Staff Summary of Public Testimony (Appropriations):

(In support) The bill would expand the current Long-Term Care Guaranty Fund to include health care plans, health maintenance organizations (HMOs), and life and disability insurers so that in the case of a future insolvency, particularly in long-term care, the Insurance Commissioner would have the funding and assessment ability to ensure consumers continue to receive benefits. This bill is based on a model act from the National Association of Insurance Commissioners (NAIC), which has already been passed by 27 states. Twenty-six of those states passed the model in this bill with a 50-50 split between the life plans and the disability plans, which include the health care plans and HMOs. Long-term care insurance is not in the best shape, and the state should be prepared for the worst. Many health plans and life insurers support the NAIC model, which was developed between the life insurance industry, the health insurance industry, and national regulators. The amended version as passed the House Health Care and Wellness Committee is exactly consistent with the NAIC model. The 50-50 split is a fair approach. The amendment to return the bill to a 75-25 split should not be adopted and would be unfair to stakeholders.
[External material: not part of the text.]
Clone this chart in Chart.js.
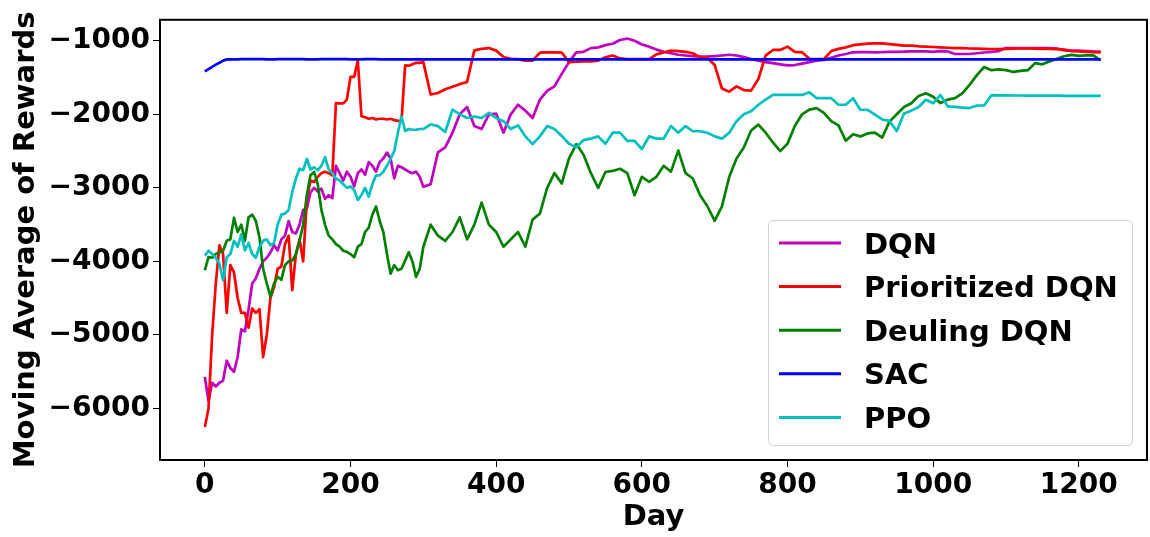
<!DOCTYPE html>
<html>
<head>
<meta charset="utf-8">
<title>Moving Average of Rewards</title>
<script src="https://cdn.jsdelivr.net/npm/chart.js@4.4.1/dist/chart.umd.min.js"></script>
<style>
  html, body { margin: 0; padding: 0; background: #fff; }
  #wrap { width: 1150px; height: 537px; }
</style>
</head>
<body>
<div id="wrap"><canvas id="rewardsChart" width="1150" height="537"></canvas></div>
<script>
// ---- data: moving average of rewards per day ----
// 5-day spacing for the first 300 days, 10-day spacing afterwards
const days = [
  0, 5, 10, 15, 20, 25, 30, 35, 40, 45,
  50, 55, 60, 65, 70, 75, 80, 85, 90, 95,
  100, 105, 110, 115, 120, 125, 130, 135, 140, 145,
  150, 155, 160, 165, 170, 175, 180, 185, 190, 195,
  200, 205, 210, 215, 220, 225, 230, 235, 240, 245,
  250, 255, 260, 265, 270, 275, 280, 285, 290, 295,
  300,
  310, 320, 330, 340, 350, 360, 370, 380, 390, 400,
  410, 420, 430, 440, 450, 460, 470, 480, 490, 500,
  510, 520, 530, 540, 550, 560, 570, 580, 590, 600,
  610, 620, 630, 640, 650, 660, 670, 680, 690, 700,
  710, 720, 730, 740, 750, 760, 770, 780, 790, 800,
  810, 820, 830, 840, 850, 860, 870, 880, 890, 900,
  910, 920, 930, 940, 950, 960, 970, 980, 990, 1000,
  1010, 1020, 1030, 1040, 1050, 1060, 1070, 1080, 1090, 1100,
  1110, 1120, 1130, 1140, 1150, 1160, 1170, 1180, 1190, 1200,
  1210, 1220, 1230
];

const dqn = [
  -5570, -5900, -5650, -5700, -5650, -5620, -5350, -5450, -5500, -5300,
  -4925, -4950, -4650, -4300, -4230, -4100, -4000, -3950, -3880, -3780,
  -3850, -3700, -3650, -3453, -3600, -3620, -3500, -3300, -3280, -3060,
  -3000, -3050, -3010, -3150, -3100, -3140, -2700, -2800, -2900, -2780,
  -2850, -2980, -2800, -2750, -2820, -2650, -2700, -2780, -2650, -2600,
  -2520, -2600, -2870, -2700, -2720, -2750, -2780, -2800, -2780, -2850,
  -2985,
  -2950, -2517, -2450, -2250, -2000, -1900, -2160, -2200, -2000, -1990,
  -2250, -2000, -1870, -1950, -2050, -1800, -1680, -1620, -1450, -1290,
  -1157, -1150, -1100, -1090, -1060, -1040, -990, -970, -1000, -1050,
  -1080, -1120, -1150, -1170, -1190, -1200, -1210, -1214, -1214, -1210,
  -1200, -1190, -1200, -1223, -1250, -1270, -1290, -1304, -1320, -1335,
  -1330, -1310, -1290, -1270, -1260, -1230, -1200, -1180, -1157, -1155,
  -1155, -1157, -1155, -1150, -1150, -1148, -1145, -1143, -1143, -1150,
  -1140, -1145, -1180, -1180, -1180, -1170, -1160, -1150, -1140, -1100,
  -1100, -1100, -1099, -1100, -1100, -1100, -1105, -1130, -1134, -1134,
  -1140, -1145, -1147
];

const prioritizedDqn = [
  -6250, -6000, -5000, -4300, -3780, -3900, -4700, -4050, -4150, -4500,
  -4700, -4700, -4900, -4640, -4700, -4650, -5300, -5000, -4500, -4350,
  -4100, -4070, -3765, -3650, -4390, -3900, -3700, -4000, -3150, -2900,
  -2920, -2850, -2800, -2780, -2800, -2830, -1848, -1850, -1850, -1800,
  -1491, -1491, -1268, -2026, -2040, -2060, -2050, -2070, -2060, -2060,
  -2070, -2060, -2080, -2090, -2090, -1335, -1340, -1320, -1300, -1300,
  -1290,
  -1730, -1710, -1660, -1625, -1590, -1560, -1130, -1110, -1099, -1134,
  -1220, -1245, -1250, -1270, -1270, -1160, -1157, -1157, -1160, -1290,
  -1285, -1280, -1280, -1270, -1225, -1200, -1240, -1250, -1250, -1250,
  -1250, -1185, -1160, -1134, -1140, -1150, -1170, -1225, -1230, -1330,
  -1650, -1692, -1620, -1670, -1678, -1520, -1200, -1125, -1125, -1080,
  -1150, -1157, -1245, -1250, -1250, -1140, -1110, -1090, -1060, -1050,
  -1040, -1035, -1036, -1045, -1055, -1065, -1067, -1075, -1080, -1085,
  -1090, -1095, -1099, -1100, -1105, -1108, -1110, -1112, -1112, -1110,
  -1108, -1105, -1105, -1108, -1110, -1112, -1115, -1120, -1140, -1145,
  -1150, -1155, -1157
];

const deulingDqn = [
  -4120, -3940, -3950, -3900, -3880, -3855, -3720, -3700, -3408, -3600,
  -3500, -3720, -3400, -3364, -3450, -3675, -4100, -4300, -4478, -4300,
  -4210, -4250, -4050, -4000, -3990, -3900, -3720, -3498, -3096, -2829,
  -2784, -2950, -3300, -3500, -3650, -3700, -3765, -3800, -3855, -3870,
  -3900, -3943, -3800, -3765, -3600, -3540, -3364, -3253, -3450, -3600,
  -3900, -4167, -4050, -4120, -4100, -3990, -3876, -4000, -4210, -4100,
  -3800,
  -3500, -3650, -3720, -3600, -3400, -3700, -3500, -3200, -3500, -3600,
  -3800, -3700, -3600, -3800, -3430, -3350, -3000, -2800, -2940, -2600,
  -2405, -2550, -2800, -3000, -2784, -2770, -2740, -2800, -3100, -2850,
  -2918, -2850, -2700, -2780, -2494, -2800, -2873, -3100, -3250, -3450,
  -3250, -2850, -2600, -2450, -2220, -2140, -2250, -2383, -2500, -2400,
  -2160, -2000, -1937, -1915, -1980, -2093, -2150, -2360, -2271, -2300,
  -2260, -2250, -2316, -2100, -2000, -1900, -1850, -1750, -1714, -1760,
  -1848, -1800, -1780, -1714, -1600, -1468, -1357, -1400, -1390, -1400,
  -1424, -1410, -1400, -1304, -1320, -1280, -1245, -1210, -1192, -1205,
  -1200, -1200, -1268
];

const sac = [
  -1415, -1385, -1355, -1325, -1300, -1270, -1254, -1253, -1252, -1252,
  -1251, -1251, -1250, -1250, -1250, -1251, -1251, -1252, -1252, -1252,
  -1251, -1251, -1250, -1250, -1250, -1250, -1251, -1251, -1252, -1252,
  -1252, -1252, -1251, -1251, -1251, -1250, -1250, -1250, -1251, -1251,
  -1252, -1252, -1252, -1252, -1251, -1251, -1251, -1251, -1252, -1252,
  -1252, -1252, -1252, -1252, -1252, -1252, -1252, -1252, -1252, -1252,
  -1252,
  -1252, -1252, -1252, -1253, -1253, -1253, -1253, -1253, -1253, -1253,
  -1253, -1253, -1253, -1253, -1253, -1253, -1253, -1253, -1253, -1253,
  -1253, -1253, -1253, -1253, -1253, -1254, -1254, -1254, -1254, -1254,
  -1254, -1254, -1254, -1254, -1254, -1254, -1254, -1254, -1254, -1254,
  -1254, -1254, -1254, -1254, -1254, -1254, -1254, -1254, -1254, -1254,
  -1254, -1254, -1254, -1254, -1254, -1254, -1254, -1254, -1254, -1254,
  -1254, -1254, -1254, -1254, -1254, -1254, -1254, -1254, -1254, -1254,
  -1254, -1254, -1254, -1254, -1254, -1254, -1254, -1254, -1254, -1254,
  -1254, -1254, -1254, -1254, -1254, -1254, -1254, -1254, -1254, -1254,
  -1254, -1254, -1254
];

const ppo = [
  -3920, -3855, -3900, -3950, -4033, -4256, -3943, -3900, -3720, -3800,
  -3632, -3850, -3750, -3900, -3950, -3800, -3720, -3700, -3780, -3750,
  -3498, -3364, -3350, -3300, -3052, -2873, -2740, -2760, -2605, -2750,
  -2720, -2760, -2700, -2583, -2750, -2800, -2873, -2900, -2950, -3000,
  -2980, -3030, -3163, -3100, -3000, -3119, -2950, -2829, -2830, -2780,
  -2700, -2605, -2500, -2250, -2030, -2227, -2200, -2210, -2210, -2200,
  -2200,
  -2137, -2160, -2240, -1937, -2000, -2050, -2030, -2050, -1980, -2050,
  -2093, -2200, -2150, -2300, -2405, -2300, -2160, -2200, -2294, -2400,
  -2450, -2350, -2330, -2300, -2400, -2250, -2250, -2360, -2360, -2472,
  -2300, -2330, -2330, -2160, -2250, -2160, -2230, -2230, -2250, -2300,
  -2330, -2250, -2093, -2000, -1960, -1870, -1800, -1736, -1736, -1736,
  -1736, -1736, -1700, -1781, -1781, -1781, -1870, -1870, -1781, -1937,
  -1940, -2003, -2070, -2090, -2227, -1990, -1950, -1900, -1803, -1850,
  -1736, -1892, -1900, -1910, -1915, -1880, -1880, -1740, -1742, -1742,
  -1744, -1744, -1745, -1745, -1746, -1746, -1747, -1748, -1748, -1749,
  -1750, -1750, -1750
];

const seriesNames  = ["DQN", "Prioritized DQN", "Deuling DQN", "SAC", "PPO"];
const seriesValues = [dqn, prioritizedDqn, deulingDqn, sac, ppo];
const seriesColors = ["#bf00bf", "#ff0000", "#008000", "#0000ff", "#00bfbf"];

const xTicks = [0, 200, 400, 600, 800, 1000, 1200];
const yTicks = [-6000, -5000, -4000, -3000, -2000, -1000];

// axis ranges (5% margin around the data)
const X_MIN = -61.6, X_MAX = 1293.6;
const Y_MIN = -6700, Y_MAX = -715;

const FONT = "'DejaVu Sans', 'Liberation Sans', sans-serif";
const tickFont  = { family: FONT, size: 28, weight: "bold" };
const titleFont = { family: FONT, size: 29, weight: "bold" };

const fmt = v => (v < 0 ? "\u2212" + Math.abs(v) : String(v));

// frame around the plot area
const frame = {
  id: "frame",
  afterDraw(chart) {
    const { ctx, chartArea: a } = chart;
    ctx.save();
    ctx.strokeStyle = "#000";
    ctx.lineWidth = 2;
    ctx.strokeRect(a.left, a.top, a.right - a.left, a.bottom - a.top);
    ctx.restore();
  }
};

// legend box in the lower right corner of the plot
const boxLegend = {
  id: "boxLegend",
  afterDraw(chart) {
    const { ctx } = chart;
    const x = 768, y = 220, w = 364, h = 225, r = 5;
    const rowY = 243, rowGap = 43.6;
    ctx.save();
    ctx.beginPath();
    ctx.roundRect(x + 0.5, y + 0.5, w, h, r);
    ctx.fillStyle = "rgba(255,255,255,0.8)";
    ctx.fill();
    ctx.strokeStyle = "#d0d0d0";
    ctx.lineWidth = 1;
    ctx.stroke();

    ctx.font = "bold 29px " + FONT;
    ctx.textBaseline = "alphabetic";
    ctx.textAlign = "left";
    chart.data.datasets.forEach((ds, i) => {
      const ly = rowY + i * rowGap;
      ctx.strokeStyle = ds.borderColor;
      ctx.lineWidth = 3;
      ctx.beginPath();
      ctx.moveTo(779, ly);
      ctx.lineTo(841, ly);
      ctx.stroke();
      ctx.fillStyle = "#000";
      ctx.fillText(ds.label, 864, ly + 10.5);
    });
    ctx.restore();
  }
};

const datasets = seriesNames.map((name, i) => ({
  label: name,
  data: days.map((d, k) => ({ x: d, y: seriesValues[i][k] })),
  borderColor: seriesColors[i],
  backgroundColor: seriesColors[i],
  borderWidth: 2.7,
  borderJoinStyle: "round",
  pointRadius: 0,
  tension: 0,
  fill: false,
  order: seriesNames.length - i   // later series drawn on top
}));

new Chart(document.getElementById("rewardsChart"), {
  type: "line",
  data: { datasets },
  options: {
    responsive: false,
    animation: false,
    devicePixelRatio: 1,
    layout: { padding: { top: 12, right: 3, left: 0, bottom: 0 } },
    plugins: {
      legend: { display: false },
      tooltip: { enabled: false }
    },
    scales: {
      x: {
        type: "linear",
        min: X_MIN,
        max: X_MAX,
        afterFit: s => { s.height = 77; },
        afterBuildTicks: s => { s.ticks = xTicks.map(v => ({ value: v })); },
        border: { display: false },
        grid: { drawOnChartArea: false, drawTicks: true, tickLength: 7, color: "#000", lineWidth: 1 },
        ticks: {
          padding: 2, color: "#000", font: tickFont,
          maxRotation: 0, autoSkip: false, callback: v => fmt(v)
        },
        title: { display: true, text: "Day", color: "#000", font: titleFont, padding: { top: 0, bottom: 2 } }
      },
      y: {
        type: "linear",
        min: Y_MIN,
        max: Y_MAX,
        afterFit: s => { s.width = 160; },
        afterBuildTicks: s => { s.ticks = yTicks.map(v => ({ value: v })); },
        border: { display: false },
        grid: { drawOnChartArea: false, drawTicks: true, tickLength: 7, color: "#000", lineWidth: 1 },
        ticks: { padding: 3, color: "#000", font: tickFont, autoSkip: false, callback: v => fmt(v) },
        title: {
          display: true, text: "Moving Average of Rewards", color: "#000",
          font: titleFont, padding: { top: 9, bottom: 0 }
        }
      }
    }
  },
  plugins: [frame, boxLegend]
});
</script>
</body>
</html>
(Opposed) The bill as passed the Senate was a fair compromise with the major for-profit life insurance companies at 75 percent and the nonprofit health plans at 25 percent. Nonprofit health plans do not sell long-term care insurance or anything similar. The health insurance markets are vulnerable and employ thousands of people with offices all over the state. For-profit life carriers sell products that are meant to be replacements for long-term care, and they compete in the long-term care space. Utah passed a model with a 75-25 split. The NAIC model act shifts the burden to fully fund the Life and Disability Insurance Guaranty Association to the nonprofit health plans, which account for close to 0 percent of the long-term care sales in Washington. The bill's current language shifts 38 percent of the cost to settle a long-term care insurer's medical debt to nonprofit health plans. Some nonprofit carriers cannot sell long-term care products under their HMO and health care service contracts or license, as long-term care insurance is excluded from the definition of health plan in RCW 48.43.005. The 75-25 split would reduce the bill's financial impact which may result in higher premium costs or cost sharing for millions of consumers. Three nonprofit carriers have a substantial health care market share in Washington, which is what sets the state apart from most states. These three nonprofit carriers represent 75 percent of the market share, which is the exact case with Utah and why the Utah Legislature came to their decision on this very question.

Persons Testifying (Health Care & Wellness): (In support) Courtney Smith, Kaiser Permanente; Zach Snyder, Regence Blue Shield; and Gary Strannigan, Premera Blue Cross.

(Other) Lonnie Johns-Brown, Office of the Insurance Commissioner; Mel Sorensen, American Council of Life Insurers and Cigna; Cindy Laubacher, Aetna; and Alexa Silver, UnitedHealthcare.

Persons Testifying (Appropriations): (In support) Lonnie Johns-Brown, Office of the Insurance Commissioner; and Mel Sorensen, American Council of Life Insurers and Cigna.

(Opposed) Zach Snyder, Regence Blue Shield; Devon Connor-Green, Kaiser Permanente; and Gary Strannigan, Premera Blue Cross.

Persons Signed In To Testify But Not Testifying (Health Care & Wellness): None.

Persons Signed In To Testify But Not Testifying (Appropriations): None.